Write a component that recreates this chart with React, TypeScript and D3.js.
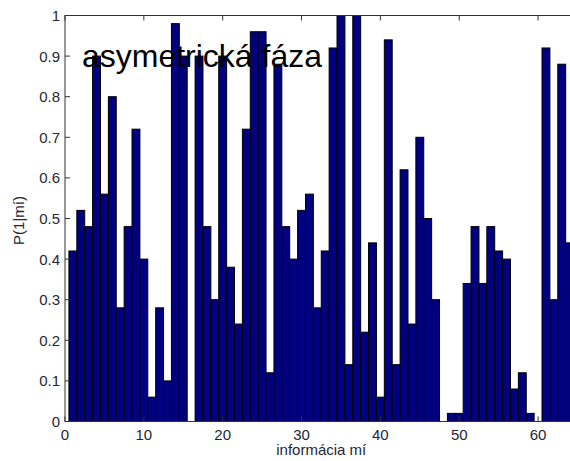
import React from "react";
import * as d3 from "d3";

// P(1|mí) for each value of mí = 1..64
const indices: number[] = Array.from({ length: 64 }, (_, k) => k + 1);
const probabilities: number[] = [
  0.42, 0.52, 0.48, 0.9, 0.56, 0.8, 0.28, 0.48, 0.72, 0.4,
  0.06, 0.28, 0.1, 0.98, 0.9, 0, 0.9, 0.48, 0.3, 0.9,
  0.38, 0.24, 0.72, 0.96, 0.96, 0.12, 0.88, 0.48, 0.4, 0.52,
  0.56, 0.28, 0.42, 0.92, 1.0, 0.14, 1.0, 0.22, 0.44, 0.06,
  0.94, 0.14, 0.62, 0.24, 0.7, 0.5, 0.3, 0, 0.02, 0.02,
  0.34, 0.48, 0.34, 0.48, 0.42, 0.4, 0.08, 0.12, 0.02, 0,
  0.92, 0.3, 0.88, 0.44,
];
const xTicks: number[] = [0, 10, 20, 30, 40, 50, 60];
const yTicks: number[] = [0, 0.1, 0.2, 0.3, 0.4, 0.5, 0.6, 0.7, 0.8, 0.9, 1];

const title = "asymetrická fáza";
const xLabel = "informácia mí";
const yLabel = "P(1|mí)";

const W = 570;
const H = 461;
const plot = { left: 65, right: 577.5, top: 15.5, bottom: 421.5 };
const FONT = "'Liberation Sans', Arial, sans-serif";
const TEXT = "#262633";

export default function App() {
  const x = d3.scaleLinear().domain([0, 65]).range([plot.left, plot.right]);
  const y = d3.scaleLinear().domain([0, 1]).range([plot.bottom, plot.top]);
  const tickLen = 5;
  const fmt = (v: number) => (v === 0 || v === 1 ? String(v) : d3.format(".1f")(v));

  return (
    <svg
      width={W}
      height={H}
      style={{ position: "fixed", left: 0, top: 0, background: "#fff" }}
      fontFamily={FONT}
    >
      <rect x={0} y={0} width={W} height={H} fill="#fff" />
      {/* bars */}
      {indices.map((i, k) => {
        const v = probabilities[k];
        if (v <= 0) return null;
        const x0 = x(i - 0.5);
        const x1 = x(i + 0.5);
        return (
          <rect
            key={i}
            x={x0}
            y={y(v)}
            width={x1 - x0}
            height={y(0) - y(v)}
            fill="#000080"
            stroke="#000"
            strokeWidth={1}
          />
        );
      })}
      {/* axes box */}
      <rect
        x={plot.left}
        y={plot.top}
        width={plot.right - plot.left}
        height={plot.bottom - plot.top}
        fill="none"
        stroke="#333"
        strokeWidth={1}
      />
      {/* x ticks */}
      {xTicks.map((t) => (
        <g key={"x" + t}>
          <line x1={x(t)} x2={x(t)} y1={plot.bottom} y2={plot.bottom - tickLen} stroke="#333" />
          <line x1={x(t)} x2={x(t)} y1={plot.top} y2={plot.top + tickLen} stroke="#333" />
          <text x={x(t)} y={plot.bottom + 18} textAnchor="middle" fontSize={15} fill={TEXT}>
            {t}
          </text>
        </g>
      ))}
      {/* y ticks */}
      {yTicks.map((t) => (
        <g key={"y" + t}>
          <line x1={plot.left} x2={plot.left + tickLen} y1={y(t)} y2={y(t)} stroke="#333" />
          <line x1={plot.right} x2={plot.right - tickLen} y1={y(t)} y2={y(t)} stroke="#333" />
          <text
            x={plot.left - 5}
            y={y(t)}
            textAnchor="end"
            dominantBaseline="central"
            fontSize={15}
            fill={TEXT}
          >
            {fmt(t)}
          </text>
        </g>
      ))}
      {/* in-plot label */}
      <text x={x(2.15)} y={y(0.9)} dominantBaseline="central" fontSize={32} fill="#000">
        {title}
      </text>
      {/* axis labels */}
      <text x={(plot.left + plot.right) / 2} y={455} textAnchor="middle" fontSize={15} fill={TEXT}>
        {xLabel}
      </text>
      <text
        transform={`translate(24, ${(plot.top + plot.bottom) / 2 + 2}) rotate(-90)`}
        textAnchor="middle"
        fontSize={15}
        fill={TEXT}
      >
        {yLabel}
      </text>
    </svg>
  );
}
- - - -
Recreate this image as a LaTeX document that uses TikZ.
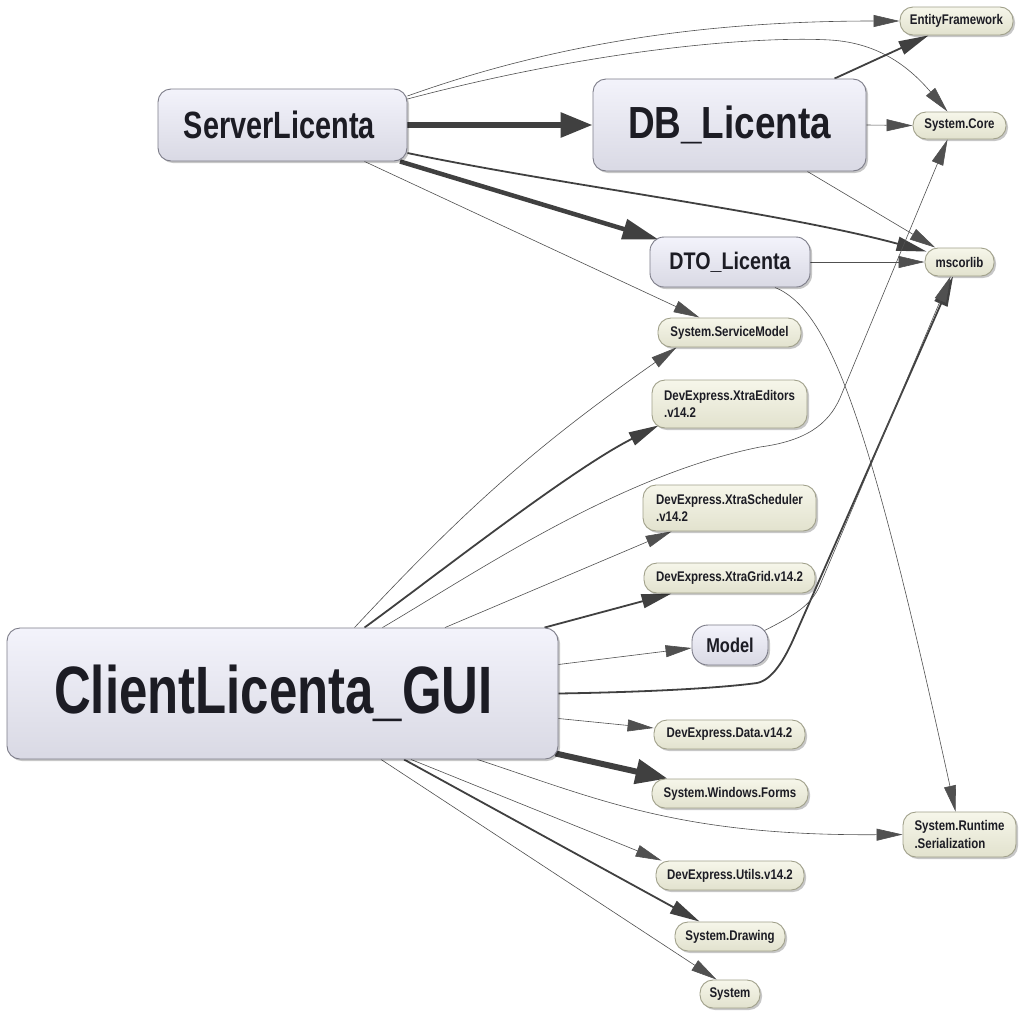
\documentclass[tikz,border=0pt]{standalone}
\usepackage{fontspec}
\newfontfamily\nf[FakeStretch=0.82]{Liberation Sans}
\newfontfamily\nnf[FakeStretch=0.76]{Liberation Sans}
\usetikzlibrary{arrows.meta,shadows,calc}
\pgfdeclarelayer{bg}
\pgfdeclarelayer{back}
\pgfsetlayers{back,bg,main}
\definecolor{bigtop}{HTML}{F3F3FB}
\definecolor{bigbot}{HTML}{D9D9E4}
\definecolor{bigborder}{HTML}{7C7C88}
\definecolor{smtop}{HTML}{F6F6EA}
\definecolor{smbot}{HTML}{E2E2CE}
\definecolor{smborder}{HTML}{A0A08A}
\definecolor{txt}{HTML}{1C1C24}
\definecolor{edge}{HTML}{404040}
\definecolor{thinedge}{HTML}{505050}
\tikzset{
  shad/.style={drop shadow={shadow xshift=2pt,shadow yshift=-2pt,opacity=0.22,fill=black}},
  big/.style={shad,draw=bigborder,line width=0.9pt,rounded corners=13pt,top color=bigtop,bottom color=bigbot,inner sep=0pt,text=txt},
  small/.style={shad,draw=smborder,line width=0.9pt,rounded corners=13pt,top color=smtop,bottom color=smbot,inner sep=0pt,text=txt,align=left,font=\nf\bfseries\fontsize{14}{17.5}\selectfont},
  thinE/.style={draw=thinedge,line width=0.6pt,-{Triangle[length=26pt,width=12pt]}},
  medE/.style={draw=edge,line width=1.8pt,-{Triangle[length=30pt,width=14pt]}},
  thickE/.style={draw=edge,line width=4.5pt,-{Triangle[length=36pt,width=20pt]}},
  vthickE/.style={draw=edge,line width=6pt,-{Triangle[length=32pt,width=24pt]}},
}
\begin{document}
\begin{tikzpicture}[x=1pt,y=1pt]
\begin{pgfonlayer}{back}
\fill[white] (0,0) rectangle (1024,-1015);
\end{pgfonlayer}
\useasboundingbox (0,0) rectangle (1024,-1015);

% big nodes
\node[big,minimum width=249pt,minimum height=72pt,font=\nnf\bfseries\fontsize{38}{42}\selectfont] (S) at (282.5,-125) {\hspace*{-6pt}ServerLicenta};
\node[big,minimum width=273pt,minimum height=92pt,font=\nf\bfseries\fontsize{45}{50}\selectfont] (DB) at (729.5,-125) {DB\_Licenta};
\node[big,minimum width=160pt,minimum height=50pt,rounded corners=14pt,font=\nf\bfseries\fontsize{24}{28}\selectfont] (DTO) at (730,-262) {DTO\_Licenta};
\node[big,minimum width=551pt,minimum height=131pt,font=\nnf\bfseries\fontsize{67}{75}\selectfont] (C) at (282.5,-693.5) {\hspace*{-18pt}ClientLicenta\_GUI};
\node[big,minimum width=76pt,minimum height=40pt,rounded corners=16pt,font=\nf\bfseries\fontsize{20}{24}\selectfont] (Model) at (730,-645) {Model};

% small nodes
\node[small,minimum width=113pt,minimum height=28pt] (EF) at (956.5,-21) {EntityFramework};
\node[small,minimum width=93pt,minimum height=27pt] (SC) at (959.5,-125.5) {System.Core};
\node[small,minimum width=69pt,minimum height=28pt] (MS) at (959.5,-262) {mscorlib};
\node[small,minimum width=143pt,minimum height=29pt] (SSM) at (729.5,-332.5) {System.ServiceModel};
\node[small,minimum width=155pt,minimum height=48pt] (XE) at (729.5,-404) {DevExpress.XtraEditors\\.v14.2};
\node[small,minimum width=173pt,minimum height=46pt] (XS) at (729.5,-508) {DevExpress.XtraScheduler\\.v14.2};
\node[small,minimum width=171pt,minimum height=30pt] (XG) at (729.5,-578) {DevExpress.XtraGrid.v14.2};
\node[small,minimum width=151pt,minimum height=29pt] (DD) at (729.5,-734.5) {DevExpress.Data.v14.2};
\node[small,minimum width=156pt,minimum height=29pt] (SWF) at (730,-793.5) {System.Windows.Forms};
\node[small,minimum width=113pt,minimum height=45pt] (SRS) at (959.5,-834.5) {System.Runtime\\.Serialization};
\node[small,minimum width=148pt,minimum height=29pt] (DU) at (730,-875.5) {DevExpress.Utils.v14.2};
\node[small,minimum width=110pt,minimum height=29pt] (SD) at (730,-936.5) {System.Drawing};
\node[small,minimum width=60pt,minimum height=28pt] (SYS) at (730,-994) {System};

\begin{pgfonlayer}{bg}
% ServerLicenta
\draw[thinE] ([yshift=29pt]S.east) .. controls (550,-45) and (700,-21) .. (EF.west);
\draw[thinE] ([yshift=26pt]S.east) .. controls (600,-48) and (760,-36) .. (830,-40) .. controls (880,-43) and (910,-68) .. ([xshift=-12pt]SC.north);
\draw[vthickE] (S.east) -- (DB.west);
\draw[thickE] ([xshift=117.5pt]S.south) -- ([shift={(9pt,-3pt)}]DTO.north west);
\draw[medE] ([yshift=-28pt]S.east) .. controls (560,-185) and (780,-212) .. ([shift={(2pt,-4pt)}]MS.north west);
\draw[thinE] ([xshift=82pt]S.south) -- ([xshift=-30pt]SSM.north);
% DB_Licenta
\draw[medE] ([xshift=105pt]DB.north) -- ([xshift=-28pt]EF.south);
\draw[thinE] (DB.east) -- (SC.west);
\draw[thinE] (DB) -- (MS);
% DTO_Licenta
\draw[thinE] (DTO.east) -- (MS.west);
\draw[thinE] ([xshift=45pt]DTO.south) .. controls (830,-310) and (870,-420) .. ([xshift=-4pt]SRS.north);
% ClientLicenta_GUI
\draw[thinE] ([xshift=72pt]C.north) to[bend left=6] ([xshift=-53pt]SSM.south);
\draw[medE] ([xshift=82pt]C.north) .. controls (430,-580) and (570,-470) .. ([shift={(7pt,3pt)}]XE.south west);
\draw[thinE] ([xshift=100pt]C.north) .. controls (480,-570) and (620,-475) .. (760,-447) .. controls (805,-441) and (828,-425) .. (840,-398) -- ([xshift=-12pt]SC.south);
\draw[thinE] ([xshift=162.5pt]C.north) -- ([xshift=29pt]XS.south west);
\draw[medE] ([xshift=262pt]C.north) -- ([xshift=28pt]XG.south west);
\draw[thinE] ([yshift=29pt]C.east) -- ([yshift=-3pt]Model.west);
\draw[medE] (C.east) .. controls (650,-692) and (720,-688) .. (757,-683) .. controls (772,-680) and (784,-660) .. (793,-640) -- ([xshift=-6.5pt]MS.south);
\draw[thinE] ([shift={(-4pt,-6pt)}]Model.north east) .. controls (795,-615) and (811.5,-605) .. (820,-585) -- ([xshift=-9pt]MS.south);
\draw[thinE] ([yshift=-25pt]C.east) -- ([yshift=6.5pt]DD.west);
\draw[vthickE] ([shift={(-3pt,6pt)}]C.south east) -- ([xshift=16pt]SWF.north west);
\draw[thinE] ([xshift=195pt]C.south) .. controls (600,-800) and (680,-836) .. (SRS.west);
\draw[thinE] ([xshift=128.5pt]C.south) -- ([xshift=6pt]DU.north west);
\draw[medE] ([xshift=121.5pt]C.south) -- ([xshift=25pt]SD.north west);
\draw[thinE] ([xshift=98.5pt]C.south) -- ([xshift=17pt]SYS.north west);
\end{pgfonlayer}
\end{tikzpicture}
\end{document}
- - - -
Nothing but the lines from the one containing "Write a component" through the one containing "import * as" should be written out, exactly and with both ends. Pictures are left out.

◆ SOLUTION TO THIS PROBLEM:
Write a component that recreates this chart with React, TypeScript and D3.js.
import React from "react";
import * as d3 from "d3";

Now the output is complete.